Ik weet nog goed dat we als gezin voor het raam stonden te kijken hoe de Duisters vertrokken. Vier rijen dik marcheerde ze door de straat. Al waren ze verslagen, deze indruk maakte ze niet, dit alles ging heel gedisciplineerd. Mijn vader was bang dat het evengoed uit de hand kon lopen en ze zouden gaan schieten dus we moesten weg bij dat raam.

Een paar dagen na de bevrijding gingen wij met mijn vader naar de Oosthaven. Op nummer 31 zat tot 1943 een joods bejaardentehuis*. Mijn vader vertelde toen; ‘’wat je nu te zien krijgt mag je nooit en te nimmer vergeten’’ Nederlandse vrouwen werden aan hun haren uit het gebouw getrokken en ter plekke kaalgeschoren en weggevoerd terwijl ze geschoppen, geslagen en uitgescholden werden. Wij waren opgevoed met de gedachten dat je vriendelijk en beleefd moest zijn tegen andere mensen dus dit maakte een behoorlijke indruk die ik nooit vergeten ben.

Oosthaven nummer 31

Tot zover de herinnering van Ria van der Sloot. Op vrijdag 9 april 1943 werden de bewoners en personeelsleden van het joodse bejaardentehuis weggevoerd naar Westerbork. Met uitzondering van de directrice zijn zij korte tijd later in vernietigingskamp Sobibor in Polen om het leven gebracht.

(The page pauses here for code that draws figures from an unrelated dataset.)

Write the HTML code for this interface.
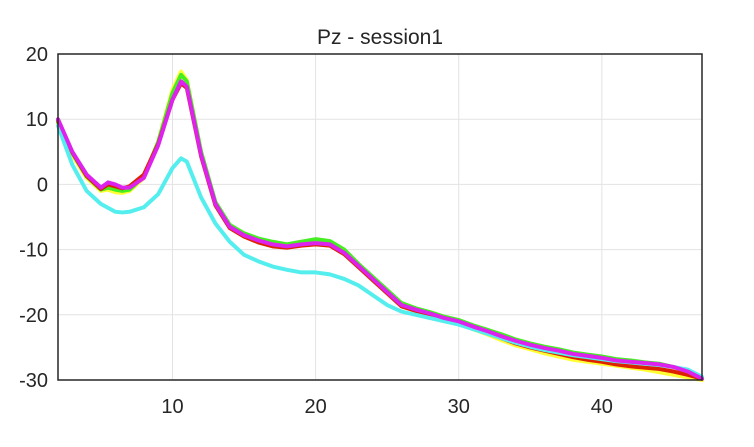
<!DOCTYPE html>
<html><head><meta charset="utf-8"><style>
body{margin:0;background:#fff;width:754px;height:442px;overflow:hidden}
text{font-family:"Liberation Sans",sans-serif;fill:#262626}
</style></head><body>
<svg width="754" height="442">
<g id="grid"></g><g id="series"></g><g id="axes"></g>
<text x="380" y="44" font-size="21" text-anchor="middle">Pz - session1</text>
</svg>
<script>
const xTicks=[10,20,30,40];
const yTicks=[20,10,0,-10,-20,-30];
const freqs=[2,3,4,5,5.5,6,6.5,7,8,9,10,10.6,11,12,13,14,15,16,17,18,19,20,21,22,23,24,25,26,27,28,29,30,31,32,33,34,35,36,37,38,39,40,41,42,43,44,45,46,47];
const magenta=[10,5,1.5,-0.5,0.3,0,-0.5,-0.5,1,6,13,15.8,15,4.5,-3,-6.5,-7.8,-8.6,-9.2,-9.5,-9.2,-9,-9.2,-10.5,-12.5,-14.5,-16.5,-18.5,-19.2,-19.8,-20.5,-21,-21.8,-22.5,-23.3,-24,-24.6,-25.1,-25.5,-26,-26.3,-26.6,-27,-27.2,-27.4,-27.6,-28,-28.7,-29.8];
const green=[9.5,4.8,1.2,-0.8,-0.5,-0.8,-1,-0.8,1.2,6.5,14,16.8,15.8,5,-2.7,-6.2,-7.5,-8.3,-8.8,-9.2,-8.8,-8.4,-8.7,-10,-12.2,-14.2,-16.2,-18.2,-19,-19.6,-20.3,-20.8,-21.6,-22.3,-23,-23.8,-24.4,-24.9,-25.3,-25.8,-26.1,-26.4,-26.8,-27,-27.3,-27.5,-28,-28.7,-29.8];
const yellow=[9,4.5,1,-1,-0.8,-1.2,-1.3,-1,1,6.5,14.5,17.3,16,4.8,-3,-6.6,-7.9,-8.7,-9.3,-9.6,-9.3,-9,-9.3,-10.6,-12.6,-14.6,-16.6,-18.6,-19.3,-20,-20.7,-21.3,-22.2,-23,-23.9,-24.7,-25.3,-25.9,-26.4,-26.9,-27.2,-27.5,-27.8,-28.1,-28.4,-28.8,-29.2,-29.6,-30];
const red=[9.8,4.9,1.3,-0.7,0,-0.3,-0.6,-0.3,1.5,6.2,13,15.5,14.8,4.3,-3.2,-6.7,-8,-8.9,-9.5,-9.7,-9.4,-9.2,-9.4,-10.7,-12.7,-14.7,-16.7,-18.7,-19.4,-20,-20.6,-21.2,-22,-22.8,-23.6,-24.4,-25,-25.5,-26,-26.5,-26.9,-27.2,-27.6,-27.9,-28.1,-28.3,-28.7,-29.2,-29.8];
const cyan=[9,3,-1,-3,-3.6,-4.2,-4.3,-4.2,-3.5,-1.5,2.5,4,3.5,-2,-6,-8.8,-10.8,-11.8,-12.6,-13.1,-13.5,-13.5,-13.8,-14.5,-15.5,-17,-18.5,-19.5,-20,-20.5,-21,-21.5,-22.2,-22.9,-23.6,-24.3,-24.9,-25.4,-25.8,-26.2,-26.5,-26.8,-27.1,-27.3,-27.5,-27.7,-28,-28.4,-29.5];
const X=v=>58+(v-2)*(644/45), Y=v=>54+(20-v)*(326/50);
const NS="http://www.w3.org/2000/svg";
function mk(tag,attrs,parent){const e=document.createElementNS(NS,tag);for(const k in attrs)e.setAttribute(k,attrs[k]);parent.appendChild(e);return e;}
const grid=document.getElementById('grid'),axes=document.getElementById('axes'),ser=document.getElementById('series');
xTicks.forEach(t=>{
 const l=mk('line',{x1:X(t),x2:X(t),y1:54,y2:380,stroke:'#e3e3e3','stroke-width':1},grid);
 
 
 const tk=mk('text',{x:X(t),y:413,'font-size':20,'text-anchor':'middle'},axes);tk.textContent=t;
 
 
});
yTicks.forEach(t=>{
 const l=mk('line',{x1:58,x2:702,y1:Y(t),y2:Y(t),stroke:'#e3e3e3','stroke-width':1},grid);
 
 
 const tk=mk('text',{x:48,y:Y(t)+7,'font-size':20,'text-anchor':'end'},axes);tk.textContent=t;
 
 
});
const box=mk('rect',{x:58,y:54,width:644,height:326,fill:'none',stroke:'#262626','stroke-width':1.5},axes);


[[yellow,'#ffff33','series-yellow'],[green,'#44ee22','series-green'],[red,'#dd2200','series-red'],[cyan,'#55eeee','series-cyan'],[magenta,'#dd22ee','series-magenta']].forEach(([d,c,n])=>{
 const p=mk('polyline',{points:freqs.map((f,i)=>X(f)+','+Y(d[i])).join(' '),fill:'none',stroke:c,'stroke-width':4,'stroke-linejoin':'round','stroke-linecap':'round'},ser);
 
 
});
</script>
</body></html>
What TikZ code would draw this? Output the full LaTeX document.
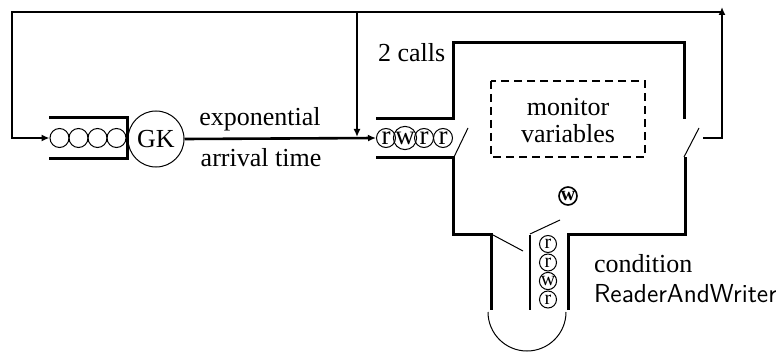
\documentclass[tikz,border=0pt]{standalone}
\usepackage{fontspec}
\setmainfont{Liberation Serif}
\usetikzlibrary{arrows.meta}
\tikzset{
  wall/.style={line width=1.5pt},
  flow/.style={line width=1.3pt},
  thin line/.style={line width=0.5pt},
  tip/.style={-{Latex[length=4pt,width=3.5pt]}},
  token/.style={circle, draw, thin line, inner sep=0pt, minimum size=9.5pt,
    font=\fontsize{13.5}{13.5}\selectfont},
  label text/.style={font=\fontsize{13}{13.5}\selectfont}
}

\begin{document}
\begin{tikzpicture}[x=0.5pt, y=-0.5pt]
    \useasboundingbox (0,0) rectangle (776,353);
    % gate keeper with its queue
    \foreach \i/\x in {1/59.5, 2/78.5, 3/97.5, 4/116.5}
      \node[token] (g\i) at (\x,138) {};
    \draw[wall] (49,118) -- (127,118) -- (127,158) -- (49,158);
    \node[circle, draw, thin line, minimum size=28pt, inner sep=0pt,
      font=\fontsize{13}{13}\selectfont] (gk) at (156,139) {GK};
    \node[label text, anchor=base] (exp) at (260,126) {exponential};
    \node[label text, anchor=base] (arr) at (261,166) {arrival time};
    % entry queue of the monitor
    \foreach \i/\t/\x in {1/r/386, 2/w/405, 3/r/424, 4/r/443}
      \node[token] (m\i) at (\x,138) {\t};
    % outer loop
    \coordinate (exit) at (703,138);
    \coordinate (ne) at (722,12);
    \coordinate (split) at (357,12);
    \draw[flow, tip] (exit) -- (722,138) -- (722,7);
    \draw[flow, tip] (ne) -| (12,138) -- (g1.west);
    \draw[flow, tip] (split) -- (357,137);
    \draw[flow, tip] (gk.east) -- (m1.west);
    \node[label text, anchor=base west] (calls) at (371,62) {2 calls};
    % monitor walls
    \draw[wall] (376,119) -- (453,119) -- (453,43) -- (684,43) -- (684,119);
    \draw[wall] (376,157) -- (453,157) -- (453,234) -- (491,234) -- (491,310);
    \draw[line width=1.1pt] (530,235) -- (530,310);
    \draw[wall] (568,310) -- (568,234) -- (685,234) -- (685,157);
    % switches
    \draw[thin line] (454,157) -- (468,128);
    \draw[thin line] (684,157) -- (699,128);
    \draw[thin line] (530,234) -- (560,220);
    \draw[thin line] (493,235) -- (523,251);
    % monitor variables
    \draw[line width=1.1pt, dash pattern=on 4pt off 2.5pt] (491,81) rectangle (645,157);
    \node[label text, align=center] (vars) at (568,121) {monitor\\variables};
    \node[token, line width=0.8pt, minimum size=9pt,
      font=\fontsize{10}{10}\selectfont\bfseries] (wb) at (568,196) {w};
    % condition queue
    \foreach \i/\t/\y in {1/r/244, 2/r/262.5, 3/w/281, 4/r/299.5}
      \node[token, minimum size=8.5pt, font=\fontsize{10}{10}\selectfont] (c\i) at (548,\y) {\t};
    \draw[thin line] (488,312) arc[start angle=180, end angle=0, radius=39];
    \node[label text, anchor=base west] (cond) at (587,272) {condition};
    \node[label text, anchor=base west, font=\fontsize{13}{13}\sffamily] (rw) at (587,302) {ReaderAndWriter};
\end{tikzpicture}
\end{document}
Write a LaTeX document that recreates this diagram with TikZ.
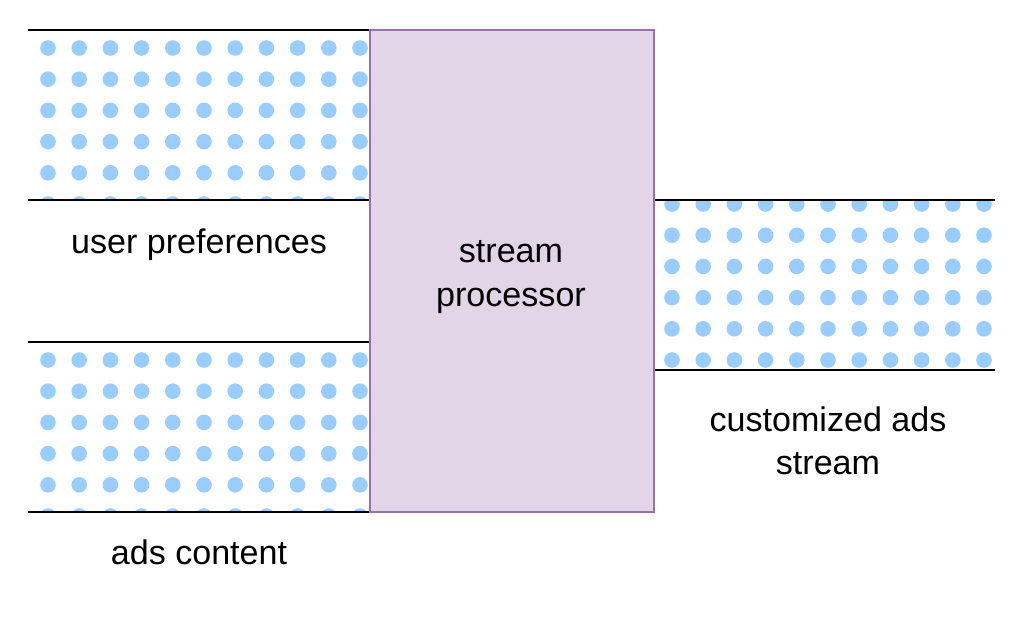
\documentclass[tikz,border=0pt]{standalone}
\usepackage{fontspec}
\setmainfont{Liberation Sans}
\definecolor{dotblue}{HTML}{99CCFF}
\definecolor{procfill}{HTML}{E1D5E7}
\definecolor{procdraw}{HTML}{9673A6}

\begin{document}
\begin{tikzpicture}[x=0.02cm, y=-0.02cm,
    edge/.style={line width=1.4pt, black},
    lbl/.style={font=\fontsize{19.4}{24.5}\selectfont, align=center, inner sep=0pt}]
  \useasboundingbox (0,0) rectangle (1024,627);

  % Dotted streams (one dot grid, clipped to each band)
  \begin{scope}
    \clip (28,30) rectangle (370,200);
    \foreach \i in {0,...,10} {
      \foreach \j in {0,...,5} {
        \fill[dotblue] (48+31.2*\i, 48+31.2*\j) circle[radius=0.156cm];
      }
    }
  \end{scope}
  \begin{scope}
    \clip (28,342) rectangle (370,512);
    \foreach \i in {0,...,10} {
      \foreach \j in {10,...,15} {
        \fill[dotblue] (48+31.2*\i, 48+31.2*\j) circle[radius=0.156cm];
      }
    }
  \end{scope}
  \begin{scope}
    \clip (654,200) rectangle (995,370);
    \foreach \i in {20,...,30} {
      \foreach \j in {5,...,10} {
        \fill[dotblue] (48+31.2*\i, 48+31.2*\j) circle[radius=0.156cm];
      }
    }
  \end{scope}

  % Stream borders
  \draw[edge] (28,30) -- (370,30);
  \draw[edge] (28,200) -- (370,200);
  \draw[edge] (28,342) -- (370,342);
  \draw[edge] (28,512) -- (370,512);
  \draw[edge] (654,200) -- (995,200);
  \draw[edge] (654,370) -- (995,370);

  % Processor
  \node[draw=procdraw, fill=procfill, line width=1.4pt, outer sep=0pt, inner sep=0pt,
        minimum width=5.68cm, minimum height=9.64cm] (proc) at (512,271) {};
  \node[lbl] (procname) at (511,277) {stream\\processor};

  % Labels
  \node[lbl] (prefs) at (199,245) {user preferences};
  \node[lbl] (ads) at (199,552) {ads content};
  \node[lbl] (out) at (828,441) {customized ads\\stream};

\end{tikzpicture}
\end{document}
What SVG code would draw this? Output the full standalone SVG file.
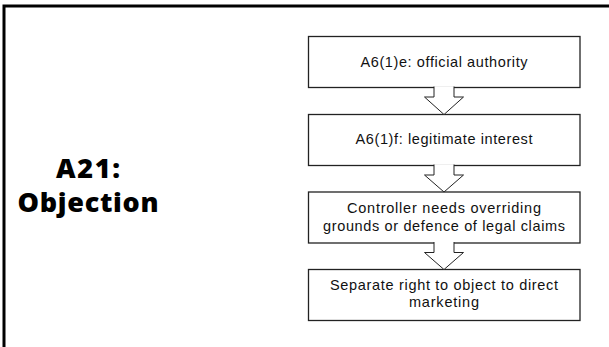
<svg xmlns="http://www.w3.org/2000/svg" width="609" height="347" viewBox="0 0 609 347">
<style>
.box{fill:#fff;stroke:#222;stroke-width:1.3}
.arr{fill:#fff;stroke:#222;stroke-width:1}
.t{font-family:"Liberation Sans",Arial,sans-serif;font-size:14.5px;fill:#111;text-anchor:middle;font-variant-ligatures:none}
.title{font-family:"Open Sans","Noto Sans",sans-serif;font-size:27px;font-weight:800;fill:#000;text-anchor:middle;font-variant-ligatures:none}
</style>
<rect width="609" height="347" fill="#fff"/>
<path d="M4,347 V6 H609" fill="none" stroke="#000" stroke-width="3"/>
<g id="title"><text class="title" x="88" y="178" textLength="64" lengthAdjust="spacing">A21:</text>
<text class="title" x="88" y="212" textLength="141" lengthAdjust="spacing">Objection</text></g>
<g id="n1"><rect class="box" x="308.5" y="36.5" width="271.5" height="51"/>
<text class="t" x="444" y="67" textLength="167" lengthAdjust="spacing">A6(1)e: official authority</text></g>
<g id="n2"><rect class="box" x="308.5" y="114.5" width="271.5" height="51"/>
<text class="t" x="444" y="144" textLength="177" lengthAdjust="spacing">A6(1)f: legitimate interest</text></g>
<g id="n3"><rect class="box" x="308.5" y="192" width="271.5" height="51"/>
<text class="t" x="444" y="213" textLength="194" lengthAdjust="spacing">Controller needs overriding</text>
<text class="t" x="444" y="231" textLength="242" lengthAdjust="spacing">grounds or defence of legal claims</text></g>
<g id="n4"><rect class="box" x="308.5" y="269.5" width="271.5" height="51"/>
<text class="t" x="444" y="290" textLength="228" lengthAdjust="spacing">Separate right to object to direct</text>
<text class="t" x="444" y="307" textLength="70" lengthAdjust="spacing">marketing</text></g>
<g id="connectors">
<path class="arr" d="M434,86.5 V97 H424.5 L444,114.5 L463.5,97 H454 V86.5"/>
<path class="arr" d="M434,164.5 V175 H424.5 L444,192 L463.5,175 H454 V164.5"/>
<path class="arr" d="M434,242 V252.5 H424.5 L444,269.5 L463.5,252.5 H454 V242"/>
</g>
</svg>
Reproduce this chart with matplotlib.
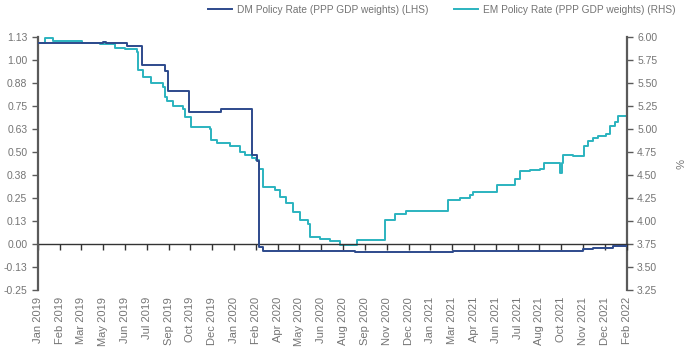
import matplotlib.pyplot as plt
import numpy as np
import pandas as pd

plt.rcParams['font.family'] = ['Liberation Sans', 'DejaVu Sans']

# DM policy rate (left axis), step changes
dm_dates = ['2019-01-01', '2019-05-06', '2019-05-13', '2019-06-22', '2019-07-20',
            '2019-09-03', '2019-09-09', '2019-10-19', '2019-12-20', '2020-02-17',
            '2020-02-27', '2020-03-03', '2020-03-10', '2020-05-15', '2020-09-02',
            '2021-03-11', '2021-11-16', '2021-12-06', '2022-01-13', '2022-02-08']
dm_rate = [1.09, 1.10, 1.092, 1.078, 0.973,
           0.942, 0.833, 0.719, 0.732, 0.484,
           0.45, -0.014, -0.036, -0.039, -0.042,
           -0.040, -0.027, -0.020, -0.011, -0.011]

# EM policy rate (right axis)
em_dates = ['2019-01-01', '2019-01-15', '2019-01-31', '2019-03-27', '2019-05-01',
            '2019-05-30', '2019-06-18', '2019-07-11', '2019-07-13', '2019-07-23',
            '2019-08-08', '2019-08-30', '2019-09-03', '2019-09-06', '2019-09-18',
            '2019-10-08', '2019-10-12', '2019-10-24', '2019-11-29', '2019-12-01',
            '2019-12-12', '2020-01-06', '2020-01-26', '2020-02-04', '2020-02-18',
            '2020-02-25', '2020-03-02', '2020-03-10', '2020-04-02', '2020-04-11',
            '2020-04-23', '2020-05-07', '2020-05-20', '2020-06-04', '2020-06-08',
            '2020-06-28', '2020-07-17', '2020-08-05', '2020-09-06', '2020-10-31',
            '2020-11-19', '2020-12-11', '2021-03-01', '2021-03-24', '2021-04-12',
            '2021-04-19', '2021-06-03', '2021-07-08', '2021-07-18', '2021-08-06',
            '2021-08-25', '2021-09-01', '2021-10-03', '2021-10-06', '2021-10-09',
            '2021-10-28', '2021-11-17', '2021-11-26', '2021-12-05', '2021-12-15',
            '2021-12-31', '2022-01-07', '2022-01-16', '2022-01-23', '2022-02-08']
em_rate = [5.93, 5.99, 5.96, 5.93, 5.925,
           5.88, 5.87, 5.84, 5.64, 5.57,
           5.50, 5.46, 5.35, 5.30, 5.25,
           5.22, 5.13, 5.02, 5.00, 4.88,
           4.85, 4.81, 4.75, 4.72, 4.68,
           4.66, 4.57, 4.37, 4.34, 4.26,
           4.20, 4.10, 4.01, 3.97, 3.83,
           3.80, 3.78, 3.74, 3.79, 4.01,
           4.08, 4.11, 4.23, 4.25, 4.28,
           4.32, 4.39, 4.46, 4.54, 4.55,
           4.57, 4.63, 4.52, 4.63, 4.72,
           4.71, 4.81, 4.87, 4.90, 4.92,
           4.95, 5.03, 5.08, 5.14, 5.15]

x_labels = ['Jan 2019', 'Feb 2019', 'Mar 2019', 'May 2019', 'Jun 2019', 'Jul 2019',
            'Sep 2019', 'Oct 2019', 'Dec 2019', 'Jan 2020', 'Feb 2020', 'Apr 2020',
            'May 2020', 'Jun 2020', 'Aug 2020', 'Sep 2020', 'Nov 2020', 'Dec 2020',
            'Jan 2021', 'Mar 2021', 'Apr 2021', 'Jun 2021', 'Jul 2021', 'Aug 2021',
            'Oct 2021', 'Nov 2021', 'Dec 2021', 'Feb 2022']
left_ticks = [-0.25, -0.125, 0.0, 0.125, 0.25, 0.375, 0.5, 0.625, 0.75, 0.875, 1.0, 1.125]
left_labels = ['-0.25', '-0.13', '0.00', '0.13', '0.25', '0.38', '0.50', '0.63',
               '0.75', '0.88', '1.00', '1.13']
right_ticks = [3.25, 3.5, 3.75, 4.0, 4.25, 4.5, 4.75, 5.0, 5.25, 5.5, 5.75, 6.0]

dm_x = pd.to_datetime(dm_dates)
em_x = pd.to_datetime(em_dates)
tick_x = pd.date_range('2019-01-01', periods=len(x_labels), freq='42D')

grey = '#747474'
spine_c = '#5a5a5a'
dm_c = '#2d4a8c'
em_c = '#2bb3bf'

fig = plt.figure(figsize=(6.87, 3.54), dpi=100)
ax = fig.add_axes([0.0549, 0.181, 0.8573, 0.7145])
ax2 = ax.twinx()

l1, = ax.plot(dm_x, dm_rate, drawstyle='steps-post', color=dm_c, lw=1.4,
              label='DM Policy Rate (PPP GDP weights) (LHS)', zorder=3)
l2, = ax2.plot(em_x, em_rate, drawstyle='steps-post', color=em_c, lw=1.4,
               label='EM Policy Rate (PPP GDP weights) (RHS)', zorder=2)
ax.set_zorder(ax2.get_zorder() + 1)
ax.patch.set_visible(False)

ax.set_xlim(tick_x[0], tick_x[-1])
ax.set_ylim(-0.25, 1.125)
ax2.set_ylim(3.25, 6.0)

ax.set_yticks(left_ticks)
ax.set_yticklabels(left_labels)
ax2.set_yticks(right_ticks)
ax2.set_yticklabels(['%.2f' % v for v in right_ticks])

ax.set_xticks(tick_x)
ax.set_xticklabels(x_labels, rotation=90)
ax.tick_params(axis='x', length=0, pad=5, labelsize=8, labelcolor=grey)
ax.tick_params(axis='y', length=4, width=1, color=spine_c, labelsize=7.5, labelcolor=grey)
ax2.tick_params(axis='y', length=4, width=1, color=spine_c, labelsize=7.5, labelcolor=grey)

for s in ['top', 'bottom', 'right']:
    ax.spines[s].set_visible(False)
for s in ['top', 'bottom', 'left']:
    ax2.spines[s].set_visible(False)
ax.spines['left'].set_color(spine_c)
ax.spines['left'].set_linewidth(1.6)
ax2.spines['right'].set_color(spine_c)
ax2.spines['right'].set_linewidth(1.6)

# zero line with tick marks
zx = ax.secondary_xaxis(0.25 / 1.375)
zx.set_xticks(tick_x)
zx.set_xticklabels([''] * len(tick_x))
zx.tick_params(axis='x', direction='out', length=4, width=1, color='#333333')
zx.spines['bottom'].set_color('#333333')
zx.spines['bottom'].set_linewidth(1)

ax2.set_ylabel('%', rotation=-90, fontsize=8, color=grey, labelpad=18)

fig.legend(handles=[l1, l2], loc='center', bbox_to_anchor=(0.643, 0.972), ncol=2,
           frameon=False, fontsize=7.3, labelcolor=grey, handlelength=2.3,
           handletextpad=0.5, columnspacing=2.6)

plt.savefig('out.png', dpi=100)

Na de oorlog is er een onderzoek gestart naar het bombardement. Het Sint Jozefpaviljoen deed in de Tweede Wereldoorlog dienst als “Kriegslazarett” voor de Duitsers. (Duits hospitaal van het rode kruis) Op 26 november 1944 werd het ziekenhuis door bommen vanuit geallieerde vliegtuigen getroffen. De oostelijke vleugel werd hierbij geheel verwoest. Bij dit bombardement vielen zeventien doden vielen. Of de bommen daadwerkelijk voor het ziekenhuis bedoeld waren is nog altijd onduidelijk. Tegelijkertijd werd ook het station van Gouda gebombardeerd. Ook kunnen het bommen voor de aan de overzijde van de Graaf Florisweg gelegen ambachtsschool bedoeld zijn geweest. Dit laatste gebouw was in gebruik door Duitse militairen.